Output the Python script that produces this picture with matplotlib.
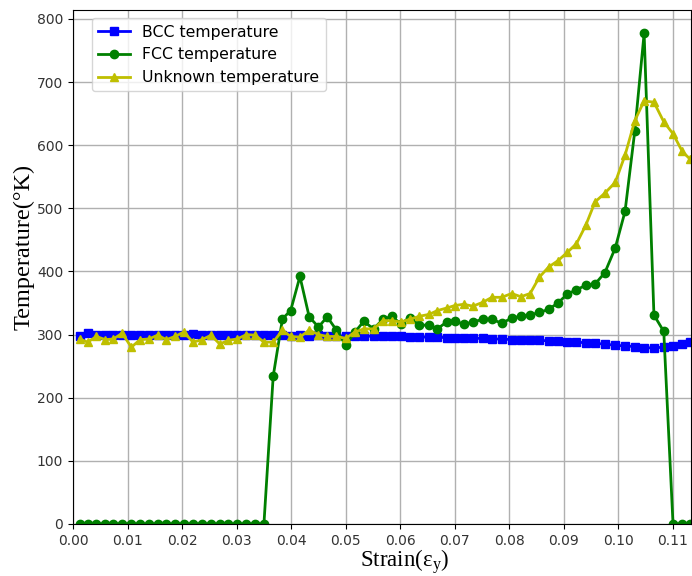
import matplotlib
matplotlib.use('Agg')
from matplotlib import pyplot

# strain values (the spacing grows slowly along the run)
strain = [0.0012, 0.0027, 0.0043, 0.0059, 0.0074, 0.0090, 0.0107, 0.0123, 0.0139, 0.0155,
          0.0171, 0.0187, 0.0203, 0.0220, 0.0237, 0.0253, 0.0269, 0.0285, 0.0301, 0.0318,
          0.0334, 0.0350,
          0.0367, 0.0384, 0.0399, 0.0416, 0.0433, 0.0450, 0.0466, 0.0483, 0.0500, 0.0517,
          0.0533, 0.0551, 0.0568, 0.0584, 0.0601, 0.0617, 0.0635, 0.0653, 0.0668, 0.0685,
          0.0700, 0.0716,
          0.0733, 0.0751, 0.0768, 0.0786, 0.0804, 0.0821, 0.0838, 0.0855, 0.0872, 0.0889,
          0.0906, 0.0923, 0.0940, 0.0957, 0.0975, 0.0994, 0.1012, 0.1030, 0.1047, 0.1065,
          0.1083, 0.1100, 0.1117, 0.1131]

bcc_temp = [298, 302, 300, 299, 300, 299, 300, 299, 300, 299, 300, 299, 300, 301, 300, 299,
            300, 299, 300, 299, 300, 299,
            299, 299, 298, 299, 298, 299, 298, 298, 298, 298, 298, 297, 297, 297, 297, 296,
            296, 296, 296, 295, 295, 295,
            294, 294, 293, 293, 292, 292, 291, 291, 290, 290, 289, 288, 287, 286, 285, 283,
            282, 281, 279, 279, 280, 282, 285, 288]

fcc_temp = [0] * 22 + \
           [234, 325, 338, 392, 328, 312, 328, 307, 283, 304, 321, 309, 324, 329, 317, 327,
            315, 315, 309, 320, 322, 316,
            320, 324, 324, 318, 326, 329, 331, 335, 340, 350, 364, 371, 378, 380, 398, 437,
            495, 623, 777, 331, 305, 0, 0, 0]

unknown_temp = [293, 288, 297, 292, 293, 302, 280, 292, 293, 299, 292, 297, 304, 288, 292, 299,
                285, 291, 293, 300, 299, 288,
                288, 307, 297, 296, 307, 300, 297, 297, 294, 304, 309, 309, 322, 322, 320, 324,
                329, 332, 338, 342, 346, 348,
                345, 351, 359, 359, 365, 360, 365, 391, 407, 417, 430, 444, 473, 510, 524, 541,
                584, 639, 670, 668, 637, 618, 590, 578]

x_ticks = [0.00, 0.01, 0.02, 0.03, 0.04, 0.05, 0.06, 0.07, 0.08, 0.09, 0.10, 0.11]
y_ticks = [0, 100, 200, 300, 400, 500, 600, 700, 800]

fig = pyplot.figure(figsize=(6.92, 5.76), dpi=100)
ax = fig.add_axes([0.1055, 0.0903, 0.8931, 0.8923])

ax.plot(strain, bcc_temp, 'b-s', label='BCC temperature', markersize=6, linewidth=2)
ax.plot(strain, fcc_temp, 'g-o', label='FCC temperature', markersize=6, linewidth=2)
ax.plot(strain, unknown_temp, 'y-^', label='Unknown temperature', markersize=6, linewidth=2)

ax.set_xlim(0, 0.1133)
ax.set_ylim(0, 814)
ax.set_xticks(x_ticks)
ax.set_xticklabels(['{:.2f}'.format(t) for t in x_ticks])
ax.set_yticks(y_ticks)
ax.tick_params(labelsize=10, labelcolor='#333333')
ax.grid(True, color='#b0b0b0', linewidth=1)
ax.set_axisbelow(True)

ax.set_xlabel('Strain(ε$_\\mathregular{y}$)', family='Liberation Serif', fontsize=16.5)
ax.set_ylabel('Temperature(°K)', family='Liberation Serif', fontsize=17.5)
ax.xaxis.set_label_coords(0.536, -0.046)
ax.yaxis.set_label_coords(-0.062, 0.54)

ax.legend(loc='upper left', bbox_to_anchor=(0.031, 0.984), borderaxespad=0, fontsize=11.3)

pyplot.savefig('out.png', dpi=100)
____
Go through the listing above and quote it exactly, apart from its images.

▶ **Written answer**
Output the Python script that produces this picture with matplotlib.
import matplotlib
matplotlib.use('Agg')
from matplotlib import pyplot

# strain values (the spacing grows slowly along the run)
strain = [0.0012, 0.0027, 0.0043, 0.0059, 0.0074, 0.0090, 0.0107, 0.0123, 0.0139, 0.0155,
          0.0171, 0.0187, 0.0203, 0.0220, 0.0237, 0.0253, 0.0269, 0.0285, 0.0301, 0.0318,
          0.0334, 0.0350,
          0.0367, 0.0384, 0.0399, 0.0416, 0.0433, 0.0450, 0.0466, 0.0483, 0.0500, 0.0517,
          0.0533, 0.0551, 0.0568, 0.0584, 0.0601, 0.0617, 0.0635, 0.0653, 0.0668, 0.0685,
          0.0700, 0.0716,
          0.0733, 0.0751, 0.0768, 0.0786, 0.0804, 0.0821, 0.0838, 0.0855, 0.0872, 0.0889,
          0.0906, 0.0923, 0.0940, 0.0957, 0.0975, 0.0994, 0.1012, 0.1030, 0.1047, 0.1065,
          0.1083, 0.1100, 0.1117, 0.1131]

bcc_temp = [298, 302, 300, 299, 300, 299, 300, 299, 300, 299, 300, 299, 300, 301, 300, 299,
            300, 299, 300, 299, 300, 299,
            299, 299, 298, 299, 298, 299, 298, 298, 298, 298, 298, 297, 297, 297, 297, 296,
            296, 296, 296, 295, 295, 295,
            294, 294, 293, 293, 292, 292, 291, 291, 290, 290, 289, 288, 287, 286, 285, 283,
            282, 281, 279, 279, 280, 282, 285, 288]

fcc_temp = [0] * 22 + \
           [234, 325, 338, 392, 328, 312, 328, 307, 283, 304, 321, 309, 324, 329, 317, 327,
            315, 315, 309, 320, 322, 316,
            320, 324, 324, 318, 326, 329, 331, 335, 340, 350, 364, 371, 378, 380, 398, 437,
            495, 623, 777, 331, 305, 0, 0, 0]

unknown_temp = [293, 288, 297, 292, 293, 302, 280, 292, 293, 299, 292, 297, 304, 288, 292, 299,
                285, 291, 293, 300, 299, 288,
                288, 307, 297, 296, 307, 300, 297, 297, 294, 304, 309, 309, 322, 322, 320, 324,
                329, 332, 338, 342, 346, 348,
                345, 351, 359, 359, 365, 360, 365, 391, 407, 417, 430, 444, 473, 510, 524, 541,
                584, 639, 670, 668, 637, 618, 590, 578]

x_ticks = [0.00, 0.01, 0.02, 0.03, 0.04, 0.05, 0.06, 0.07, 0.08, 0.09, 0.10, 0.11]
y_ticks = [0, 100, 200, 300, 400, 500, 600, 700, 800]

fig = pyplot.figure(figsize=(6.92, 5.76), dpi=100)
ax = fig.add_axes([0.1055, 0.0903, 0.8931, 0.8923])

ax.plot(strain, bcc_temp, 'b-s', label='BCC temperature', markersize=6, linewidth=2)
ax.plot(strain, fcc_temp, 'g-o', label='FCC temperature', markersize=6, linewidth=2)
ax.plot(strain, unknown_temp, 'y-^', label='Unknown temperature', markersize=6, linewidth=2)

ax.set_xlim(0, 0.1133)
ax.set_ylim(0, 814)
ax.set_xticks(x_ticks)
ax.set_xticklabels(['{:.2f}'.format(t) for t in x_ticks])
ax.set_yticks(y_ticks)
ax.tick_params(labelsize=10, labelcolor='#333333')
ax.grid(True, color='#b0b0b0', linewidth=1)
ax.set_axisbelow(True)

ax.set_xlabel('Strain(ε$_\\mathregular{y}$)', family='Liberation Serif', fontsize=16.5)
ax.set_ylabel('Temperature(°K)', family='Liberation Serif', fontsize=17.5)
ax.xaxis.set_label_coords(0.536, -0.046)
ax.yaxis.set_label_coords(-0.062, 0.54)

ax.legend(loc='upper left', bbox_to_anchor=(0.031, 0.984), borderaxespad=0, fontsize=11.3)

pyplot.savefig('out.png', dpi=100)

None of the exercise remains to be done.